Do any lines in the data below contain "this"? If so, copy every one of them.

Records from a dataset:
****
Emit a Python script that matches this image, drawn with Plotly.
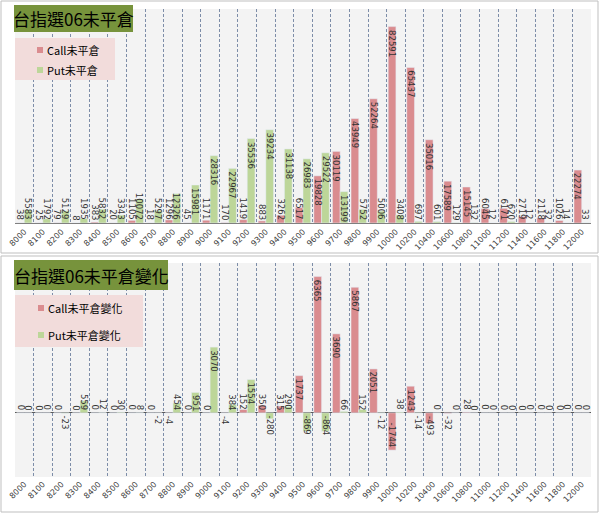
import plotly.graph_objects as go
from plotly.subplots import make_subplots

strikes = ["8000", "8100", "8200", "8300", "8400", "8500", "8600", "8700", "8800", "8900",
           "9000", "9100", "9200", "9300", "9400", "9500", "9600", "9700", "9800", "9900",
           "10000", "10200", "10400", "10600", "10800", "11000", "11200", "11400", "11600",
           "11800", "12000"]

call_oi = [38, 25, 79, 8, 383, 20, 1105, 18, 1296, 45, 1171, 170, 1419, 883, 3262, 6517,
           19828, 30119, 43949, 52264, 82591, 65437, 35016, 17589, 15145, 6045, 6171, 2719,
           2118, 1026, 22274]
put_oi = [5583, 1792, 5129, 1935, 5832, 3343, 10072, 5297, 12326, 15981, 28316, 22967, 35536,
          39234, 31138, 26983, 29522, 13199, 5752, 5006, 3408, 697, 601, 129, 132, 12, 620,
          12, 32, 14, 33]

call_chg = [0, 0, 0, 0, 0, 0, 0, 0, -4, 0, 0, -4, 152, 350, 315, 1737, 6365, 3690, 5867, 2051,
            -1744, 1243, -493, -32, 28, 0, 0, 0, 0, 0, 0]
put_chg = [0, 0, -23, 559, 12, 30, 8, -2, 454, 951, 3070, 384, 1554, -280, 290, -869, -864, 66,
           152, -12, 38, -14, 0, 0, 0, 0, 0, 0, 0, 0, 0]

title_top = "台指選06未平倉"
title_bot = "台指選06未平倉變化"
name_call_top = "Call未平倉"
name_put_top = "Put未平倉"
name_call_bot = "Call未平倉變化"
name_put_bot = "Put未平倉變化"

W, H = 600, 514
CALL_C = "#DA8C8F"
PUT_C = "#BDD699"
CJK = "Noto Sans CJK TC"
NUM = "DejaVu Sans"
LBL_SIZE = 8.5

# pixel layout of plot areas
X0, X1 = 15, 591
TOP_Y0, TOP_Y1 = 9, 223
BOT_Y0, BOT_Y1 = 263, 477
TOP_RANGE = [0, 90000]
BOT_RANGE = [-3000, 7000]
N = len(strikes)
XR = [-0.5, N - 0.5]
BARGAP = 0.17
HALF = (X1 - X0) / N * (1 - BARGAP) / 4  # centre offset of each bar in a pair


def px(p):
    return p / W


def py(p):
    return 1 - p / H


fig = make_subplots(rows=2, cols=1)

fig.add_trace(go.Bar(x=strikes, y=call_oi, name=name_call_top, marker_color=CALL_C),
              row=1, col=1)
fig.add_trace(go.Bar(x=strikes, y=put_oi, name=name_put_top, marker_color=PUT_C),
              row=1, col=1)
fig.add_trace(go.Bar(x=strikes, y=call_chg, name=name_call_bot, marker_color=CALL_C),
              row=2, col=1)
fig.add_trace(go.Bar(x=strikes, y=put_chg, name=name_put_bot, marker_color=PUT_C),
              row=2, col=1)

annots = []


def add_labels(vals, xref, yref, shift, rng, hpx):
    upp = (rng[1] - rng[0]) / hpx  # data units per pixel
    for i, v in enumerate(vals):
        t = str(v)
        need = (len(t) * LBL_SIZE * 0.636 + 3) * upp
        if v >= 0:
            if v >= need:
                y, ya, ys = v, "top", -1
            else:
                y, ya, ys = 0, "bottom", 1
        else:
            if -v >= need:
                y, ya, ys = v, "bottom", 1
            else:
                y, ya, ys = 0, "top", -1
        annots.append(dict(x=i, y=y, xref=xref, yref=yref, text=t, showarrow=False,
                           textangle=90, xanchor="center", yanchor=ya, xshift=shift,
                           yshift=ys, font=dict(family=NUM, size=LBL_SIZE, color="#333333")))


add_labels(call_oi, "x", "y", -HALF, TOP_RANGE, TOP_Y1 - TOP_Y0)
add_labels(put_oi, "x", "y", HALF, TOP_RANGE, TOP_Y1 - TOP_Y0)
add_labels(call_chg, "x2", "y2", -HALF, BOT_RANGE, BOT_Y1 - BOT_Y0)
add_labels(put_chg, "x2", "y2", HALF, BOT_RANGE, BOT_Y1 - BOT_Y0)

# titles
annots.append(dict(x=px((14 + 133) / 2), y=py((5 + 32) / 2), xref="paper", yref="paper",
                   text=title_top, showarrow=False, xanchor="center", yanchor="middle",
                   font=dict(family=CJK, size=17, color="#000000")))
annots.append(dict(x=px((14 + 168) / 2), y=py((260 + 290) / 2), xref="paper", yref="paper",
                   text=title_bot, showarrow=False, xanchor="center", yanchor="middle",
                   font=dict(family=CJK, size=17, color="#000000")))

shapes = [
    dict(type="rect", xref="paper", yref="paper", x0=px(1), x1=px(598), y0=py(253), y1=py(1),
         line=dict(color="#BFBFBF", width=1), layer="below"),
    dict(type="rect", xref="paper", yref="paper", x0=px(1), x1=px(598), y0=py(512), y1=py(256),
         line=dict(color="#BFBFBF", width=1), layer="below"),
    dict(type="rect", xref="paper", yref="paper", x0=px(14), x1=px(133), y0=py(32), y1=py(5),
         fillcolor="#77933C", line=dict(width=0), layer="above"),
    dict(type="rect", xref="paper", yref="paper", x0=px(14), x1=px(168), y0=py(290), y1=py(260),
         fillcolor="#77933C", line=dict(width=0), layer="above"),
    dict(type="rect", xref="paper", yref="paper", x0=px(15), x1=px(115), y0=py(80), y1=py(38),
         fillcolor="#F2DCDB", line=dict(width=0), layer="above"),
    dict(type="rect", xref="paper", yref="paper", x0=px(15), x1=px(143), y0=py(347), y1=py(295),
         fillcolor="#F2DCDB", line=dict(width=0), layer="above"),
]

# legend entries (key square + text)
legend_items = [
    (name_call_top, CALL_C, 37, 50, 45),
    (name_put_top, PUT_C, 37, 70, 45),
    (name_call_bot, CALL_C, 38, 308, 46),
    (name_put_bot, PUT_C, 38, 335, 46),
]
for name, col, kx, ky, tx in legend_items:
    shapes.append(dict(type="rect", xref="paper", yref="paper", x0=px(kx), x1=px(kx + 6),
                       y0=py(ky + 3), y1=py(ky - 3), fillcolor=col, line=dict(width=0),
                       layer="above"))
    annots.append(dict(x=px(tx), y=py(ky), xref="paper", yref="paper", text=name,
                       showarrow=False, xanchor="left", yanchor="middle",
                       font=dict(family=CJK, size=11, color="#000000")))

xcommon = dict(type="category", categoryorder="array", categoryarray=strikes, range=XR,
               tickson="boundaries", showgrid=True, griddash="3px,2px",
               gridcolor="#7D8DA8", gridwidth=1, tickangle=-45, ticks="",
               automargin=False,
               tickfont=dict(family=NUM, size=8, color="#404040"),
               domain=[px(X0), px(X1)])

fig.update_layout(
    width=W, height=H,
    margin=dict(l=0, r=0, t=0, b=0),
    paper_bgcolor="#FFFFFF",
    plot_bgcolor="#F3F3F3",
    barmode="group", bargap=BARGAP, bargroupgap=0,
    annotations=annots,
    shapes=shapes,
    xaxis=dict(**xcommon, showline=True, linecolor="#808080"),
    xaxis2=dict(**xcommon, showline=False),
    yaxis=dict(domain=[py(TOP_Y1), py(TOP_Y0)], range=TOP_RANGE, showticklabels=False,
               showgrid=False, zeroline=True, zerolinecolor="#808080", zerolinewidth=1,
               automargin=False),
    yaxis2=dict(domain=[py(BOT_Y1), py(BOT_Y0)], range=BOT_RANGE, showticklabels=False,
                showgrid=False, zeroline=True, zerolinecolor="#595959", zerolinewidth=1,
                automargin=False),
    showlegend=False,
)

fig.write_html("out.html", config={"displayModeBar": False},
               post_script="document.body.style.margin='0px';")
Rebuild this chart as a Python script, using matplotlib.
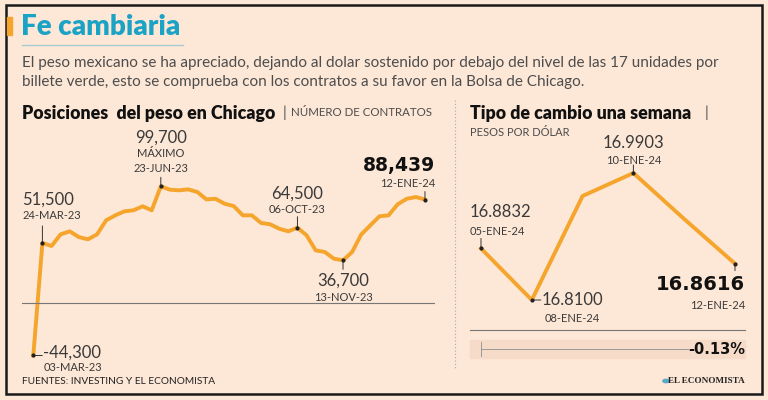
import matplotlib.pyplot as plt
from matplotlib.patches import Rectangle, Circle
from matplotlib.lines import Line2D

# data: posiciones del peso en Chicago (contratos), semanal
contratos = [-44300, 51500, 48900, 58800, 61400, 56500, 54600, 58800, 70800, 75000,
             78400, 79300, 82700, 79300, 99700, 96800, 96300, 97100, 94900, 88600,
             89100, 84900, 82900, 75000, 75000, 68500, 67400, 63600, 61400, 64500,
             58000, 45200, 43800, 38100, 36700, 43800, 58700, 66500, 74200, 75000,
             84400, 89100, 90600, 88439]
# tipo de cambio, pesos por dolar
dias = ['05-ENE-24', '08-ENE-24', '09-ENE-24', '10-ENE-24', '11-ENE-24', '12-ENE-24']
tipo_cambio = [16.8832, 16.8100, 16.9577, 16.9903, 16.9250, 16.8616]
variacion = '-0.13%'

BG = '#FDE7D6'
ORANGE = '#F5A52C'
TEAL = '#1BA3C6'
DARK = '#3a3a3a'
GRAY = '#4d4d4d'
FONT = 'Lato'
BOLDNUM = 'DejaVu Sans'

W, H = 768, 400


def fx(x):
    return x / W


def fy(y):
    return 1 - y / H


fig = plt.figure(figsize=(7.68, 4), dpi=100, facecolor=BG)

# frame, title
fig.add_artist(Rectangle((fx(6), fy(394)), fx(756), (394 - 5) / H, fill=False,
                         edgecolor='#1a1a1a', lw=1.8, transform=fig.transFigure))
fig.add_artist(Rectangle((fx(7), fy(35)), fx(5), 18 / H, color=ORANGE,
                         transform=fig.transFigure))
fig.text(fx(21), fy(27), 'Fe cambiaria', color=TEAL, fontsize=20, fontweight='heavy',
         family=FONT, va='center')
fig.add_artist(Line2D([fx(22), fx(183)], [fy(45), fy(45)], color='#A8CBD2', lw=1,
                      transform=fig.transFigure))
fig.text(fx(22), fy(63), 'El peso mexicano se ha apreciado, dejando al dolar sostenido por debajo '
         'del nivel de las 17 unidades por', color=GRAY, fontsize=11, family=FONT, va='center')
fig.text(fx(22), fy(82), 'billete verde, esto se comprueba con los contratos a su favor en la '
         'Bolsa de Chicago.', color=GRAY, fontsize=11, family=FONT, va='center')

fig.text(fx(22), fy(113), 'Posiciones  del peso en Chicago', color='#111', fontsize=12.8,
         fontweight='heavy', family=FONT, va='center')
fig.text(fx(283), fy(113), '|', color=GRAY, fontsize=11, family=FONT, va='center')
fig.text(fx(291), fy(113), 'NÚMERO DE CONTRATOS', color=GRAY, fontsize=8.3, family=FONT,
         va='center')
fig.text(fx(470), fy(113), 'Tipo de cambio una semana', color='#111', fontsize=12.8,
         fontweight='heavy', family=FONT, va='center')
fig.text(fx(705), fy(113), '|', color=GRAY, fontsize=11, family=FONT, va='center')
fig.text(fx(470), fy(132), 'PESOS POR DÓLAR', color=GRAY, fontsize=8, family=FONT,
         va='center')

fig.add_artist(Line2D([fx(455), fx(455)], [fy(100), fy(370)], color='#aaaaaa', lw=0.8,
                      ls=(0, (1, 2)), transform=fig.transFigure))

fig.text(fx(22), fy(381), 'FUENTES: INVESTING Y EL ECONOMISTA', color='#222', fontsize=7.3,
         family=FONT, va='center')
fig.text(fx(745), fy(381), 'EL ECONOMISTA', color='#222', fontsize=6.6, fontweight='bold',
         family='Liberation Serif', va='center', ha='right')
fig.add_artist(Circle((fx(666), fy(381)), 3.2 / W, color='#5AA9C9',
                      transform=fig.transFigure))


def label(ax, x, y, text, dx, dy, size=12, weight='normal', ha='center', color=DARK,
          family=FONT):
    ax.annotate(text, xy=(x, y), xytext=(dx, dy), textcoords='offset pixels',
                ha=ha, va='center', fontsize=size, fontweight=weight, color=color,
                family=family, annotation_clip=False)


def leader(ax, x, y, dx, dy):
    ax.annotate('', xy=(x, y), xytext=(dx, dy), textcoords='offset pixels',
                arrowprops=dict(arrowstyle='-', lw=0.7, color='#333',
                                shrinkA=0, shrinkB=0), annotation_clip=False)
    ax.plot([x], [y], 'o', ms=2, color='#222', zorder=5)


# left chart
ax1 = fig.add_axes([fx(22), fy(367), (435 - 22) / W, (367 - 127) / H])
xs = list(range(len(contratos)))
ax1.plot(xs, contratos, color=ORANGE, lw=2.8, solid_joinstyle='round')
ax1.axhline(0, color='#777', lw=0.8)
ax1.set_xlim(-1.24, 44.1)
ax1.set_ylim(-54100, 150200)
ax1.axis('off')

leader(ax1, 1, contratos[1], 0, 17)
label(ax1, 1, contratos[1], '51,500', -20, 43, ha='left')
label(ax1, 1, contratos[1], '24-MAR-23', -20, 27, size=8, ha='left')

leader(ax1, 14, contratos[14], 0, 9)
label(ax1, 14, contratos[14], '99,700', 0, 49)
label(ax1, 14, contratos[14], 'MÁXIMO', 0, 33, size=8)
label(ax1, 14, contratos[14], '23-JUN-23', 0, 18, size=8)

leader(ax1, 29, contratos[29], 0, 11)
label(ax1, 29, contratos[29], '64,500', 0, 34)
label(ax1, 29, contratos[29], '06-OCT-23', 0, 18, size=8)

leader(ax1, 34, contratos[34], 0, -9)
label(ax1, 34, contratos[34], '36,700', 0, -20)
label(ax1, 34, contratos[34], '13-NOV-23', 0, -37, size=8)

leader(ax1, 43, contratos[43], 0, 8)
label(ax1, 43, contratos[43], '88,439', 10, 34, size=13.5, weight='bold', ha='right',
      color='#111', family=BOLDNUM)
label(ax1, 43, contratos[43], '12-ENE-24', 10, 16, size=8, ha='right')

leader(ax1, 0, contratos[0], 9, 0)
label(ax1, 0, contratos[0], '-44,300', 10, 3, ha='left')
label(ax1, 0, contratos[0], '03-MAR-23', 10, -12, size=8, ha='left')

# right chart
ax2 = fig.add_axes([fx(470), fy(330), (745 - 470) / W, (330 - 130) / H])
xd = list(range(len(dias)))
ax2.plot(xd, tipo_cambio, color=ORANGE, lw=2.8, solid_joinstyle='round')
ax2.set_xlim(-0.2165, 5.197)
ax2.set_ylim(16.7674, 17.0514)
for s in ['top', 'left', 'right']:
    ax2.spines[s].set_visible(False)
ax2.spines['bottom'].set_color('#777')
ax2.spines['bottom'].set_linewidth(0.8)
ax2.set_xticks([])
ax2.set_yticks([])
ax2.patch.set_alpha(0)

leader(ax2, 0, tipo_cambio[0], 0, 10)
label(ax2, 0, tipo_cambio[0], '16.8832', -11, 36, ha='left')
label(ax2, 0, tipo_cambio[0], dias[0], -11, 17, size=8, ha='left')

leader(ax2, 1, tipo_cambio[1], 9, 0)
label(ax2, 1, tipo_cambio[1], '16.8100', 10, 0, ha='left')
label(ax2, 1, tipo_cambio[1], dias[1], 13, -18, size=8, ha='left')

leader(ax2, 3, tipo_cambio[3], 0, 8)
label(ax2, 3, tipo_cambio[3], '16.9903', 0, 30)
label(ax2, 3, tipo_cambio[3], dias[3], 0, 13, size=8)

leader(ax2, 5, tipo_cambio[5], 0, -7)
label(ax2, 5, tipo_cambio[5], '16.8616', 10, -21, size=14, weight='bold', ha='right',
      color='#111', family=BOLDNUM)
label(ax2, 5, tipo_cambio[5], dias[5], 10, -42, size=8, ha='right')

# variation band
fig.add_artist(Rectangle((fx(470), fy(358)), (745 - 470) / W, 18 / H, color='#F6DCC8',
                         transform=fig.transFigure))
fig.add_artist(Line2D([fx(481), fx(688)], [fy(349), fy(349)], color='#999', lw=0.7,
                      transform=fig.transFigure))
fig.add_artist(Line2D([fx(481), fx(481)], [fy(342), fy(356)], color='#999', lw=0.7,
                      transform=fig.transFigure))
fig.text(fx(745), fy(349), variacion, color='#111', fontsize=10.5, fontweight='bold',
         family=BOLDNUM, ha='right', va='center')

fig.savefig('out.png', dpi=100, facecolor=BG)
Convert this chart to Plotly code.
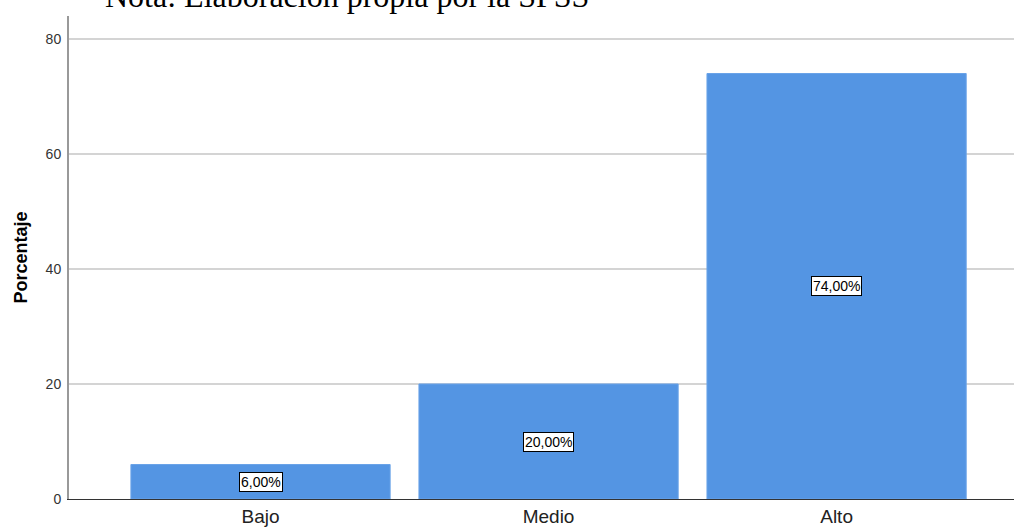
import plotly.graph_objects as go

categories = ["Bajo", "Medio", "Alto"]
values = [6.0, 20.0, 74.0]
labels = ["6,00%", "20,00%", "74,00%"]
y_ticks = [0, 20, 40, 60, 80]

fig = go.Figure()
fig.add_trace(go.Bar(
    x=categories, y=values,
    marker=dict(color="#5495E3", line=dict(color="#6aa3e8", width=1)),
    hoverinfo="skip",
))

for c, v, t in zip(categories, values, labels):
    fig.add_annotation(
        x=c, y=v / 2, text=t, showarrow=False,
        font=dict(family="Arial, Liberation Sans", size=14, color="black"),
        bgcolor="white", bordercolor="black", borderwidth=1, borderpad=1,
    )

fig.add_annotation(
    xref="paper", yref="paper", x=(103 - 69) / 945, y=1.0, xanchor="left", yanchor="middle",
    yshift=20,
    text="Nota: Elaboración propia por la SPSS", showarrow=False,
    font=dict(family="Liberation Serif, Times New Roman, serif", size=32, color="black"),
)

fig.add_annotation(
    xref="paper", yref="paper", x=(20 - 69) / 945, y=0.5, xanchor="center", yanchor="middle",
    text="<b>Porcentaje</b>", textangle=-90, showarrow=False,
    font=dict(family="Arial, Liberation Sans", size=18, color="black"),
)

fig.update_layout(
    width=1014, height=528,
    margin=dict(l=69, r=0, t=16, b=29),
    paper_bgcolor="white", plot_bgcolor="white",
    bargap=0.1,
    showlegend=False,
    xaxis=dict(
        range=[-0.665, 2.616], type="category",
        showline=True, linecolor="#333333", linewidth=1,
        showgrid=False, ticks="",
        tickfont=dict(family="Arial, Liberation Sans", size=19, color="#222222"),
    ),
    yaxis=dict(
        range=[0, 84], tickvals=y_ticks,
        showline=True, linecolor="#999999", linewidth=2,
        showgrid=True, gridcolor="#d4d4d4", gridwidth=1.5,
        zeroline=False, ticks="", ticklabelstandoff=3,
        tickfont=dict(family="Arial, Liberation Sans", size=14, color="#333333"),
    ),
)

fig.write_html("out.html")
****
Exercise output:
Emit a Python script that matches this image, drawn with Plotly.
Rebuild this chart as a Python script, using matplotlib.
Convert this chart to Plotly code.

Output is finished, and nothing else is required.